== Source data ==

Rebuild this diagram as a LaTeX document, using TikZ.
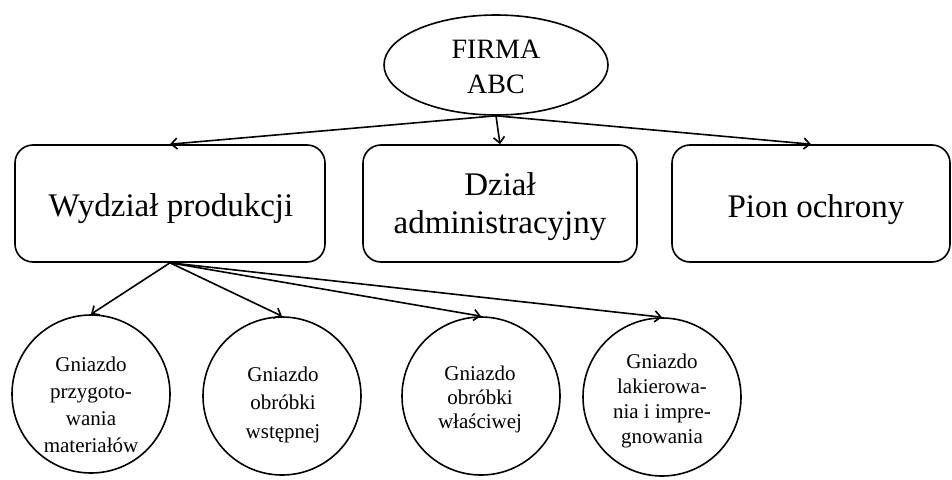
\documentclass[tikz,border=0pt]{standalone}
\usepackage{fontspec}
\setmainfont{Liberation Serif}
\usetikzlibrary{shapes.geometric,arrows.meta}
\begin{document}
\begin{tikzpicture}[x=1pt,y=-1pt,
  line width=1.6pt,
  conn/.style={-{Straight Barb[length=6pt,width=11pt]}},
  unit/.style={draw, rounded corners=18pt, minimum height=117pt, inner sep=0pt},
  cell/.style={draw, circle, minimum size=158pt, inner sep=0pt},
  txt/.style={align=center, anchor=base, inner sep=0pt}]
\useasboundingbox (0,0) rectangle (952,479);

% shapes
\node[draw, ellipse, minimum width=224pt, minimum height=100pt, inner sep=0pt] (e) at (496,65) {};
\node[unit, minimum width=310pt] (b1) at (170,203.5) {};
\node[unit, minimum width=274pt] (b2) at (500,203.5) {};
\node[unit, minimum width=278pt] (b3) at (811,203.5) {};
\node[cell] (c1) at (91,394) {};
\node[cell] (c2) at (282,396) {};
\node[cell] (c3) at (481,396) {};
\node[cell] (c4) at (662,397) {};

% texts (base anchor = baseline of the last line)
\node[txt, font=\fontsize{28}{35}\selectfont] (te) at (496,93) {FIRMA\\ABC};
\node[txt, font=\fontsize{33}{38}\selectfont] (tb1) at (171,216) {Wydział produkcji};
\node[txt, font=\fontsize{33}{38}\selectfont] (tb2) at (500,233) {Dział\\administracyjny};
\node[txt, font=\fontsize{33}{38}\selectfont] (tb3) at (816,217) {Pion ochrony};
\node[txt, font=\fontsize{21}{27}\selectfont] (tc1) at (91,452) {Gniazdo\\przygoto-\\wania\\materiałów};
\node[txt, font=\fontsize{21}{28.5}\selectfont] (tc2) at (283,438) {Gniazdo\\obróbki\\wstępnej};
\node[txt, font=\fontsize{21}{24}\selectfont] (tc3) at (480,428) {Gniazdo\\obróbki\\właściwej};
\node[txt, font=\fontsize{21}{25}\selectfont] (tc4) at (662,443) {Gniazdo\\lakierowa-\\nia i impre-\\gnowania};

% connectors
\draw[conn] (e.south) -- (b1.north);
\draw[conn] (e.south) -- (b2.north);
\draw[conn] (e.south) -- (b3.north);
\draw[conn] (b1.south) -- (c1.north);
\draw[conn] (b1.south) -- (c2.north);
\draw[conn] (b1.south) -- (c3.north);
\draw[conn] (b1.south) -- (c4.north);
\end{tikzpicture}
\end{document}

===

## Exercise instructions
Give an exact reproduction of every line, leaving out any picture.

## Answer to this problem
Rebuild this diagram as a LaTeX document, using TikZ.
\documentclass[tikz,border=0pt]{standalone}
\usepackage{fontspec}
\setmainfont{Liberation Serif}
\usetikzlibrary{shapes.geometric,arrows.meta}
\begin{document}
\begin{tikzpicture}[x=1pt,y=-1pt,
  line width=1.6pt,
  conn/.style={-{Straight Barb[length=6pt,width=11pt]}},
  unit/.style={draw, rounded corners=18pt, minimum height=117pt, inner sep=0pt},
  cell/.style={draw, circle, minimum size=158pt, inner sep=0pt},
  txt/.style={align=center, anchor=base, inner sep=0pt}]
\useasboundingbox (0,0) rectangle (952,479);

% shapes
\node[draw, ellipse, minimum width=224pt, minimum height=100pt, inner sep=0pt] (e) at (496,65) {};
\node[unit, minimum width=310pt] (b1) at (170,203.5) {};
\node[unit, minimum width=274pt] (b2) at (500,203.5) {};
\node[unit, minimum width=278pt] (b3) at (811,203.5) {};
\node[cell] (c1) at (91,394) {};
\node[cell] (c2) at (282,396) {};
\node[cell] (c3) at (481,396) {};
\node[cell] (c4) at (662,397) {};

% texts (base anchor = baseline of the last line)
\node[txt, font=\fontsize{28}{35}\selectfont] (te) at (496,93) {FIRMA\\ABC};
\node[txt, font=\fontsize{33}{38}\selectfont] (tb1) at (171,216) {Wydział produkcji};
\node[txt, font=\fontsize{33}{38}\selectfont] (tb2) at (500,233) {Dział\\administracyjny};
\node[txt, font=\fontsize{33}{38}\selectfont] (tb3) at (816,217) {Pion ochrony};
\node[txt, font=\fontsize{21}{27}\selectfont] (tc1) at (91,452) {Gniazdo\\przygoto-\\wania\\materiałów};
\node[txt, font=\fontsize{21}{28.5}\selectfont] (tc2) at (283,438) {Gniazdo\\obróbki\\wstępnej};
\node[txt, font=\fontsize{21}{24}\selectfont] (tc3) at (480,428) {Gniazdo\\obróbki\\właściwej};
\node[txt, font=\fontsize{21}{25}\selectfont] (tc4) at (662,443) {Gniazdo\\lakierowa-\\nia i impre-\\gnowania};

% connectors
\draw[conn] (e.south) -- (b1.north);
\draw[conn] (e.south) -- (b2.north);
\draw[conn] (e.south) -- (b3.north);
\draw[conn] (b1.south) -- (c1.north);
\draw[conn] (b1.south) -- (c2.north);
\draw[conn] (b1.south) -- (c3.north);
\draw[conn] (b1.south) -- (c4.north);
\end{tikzpicture}
\end{document}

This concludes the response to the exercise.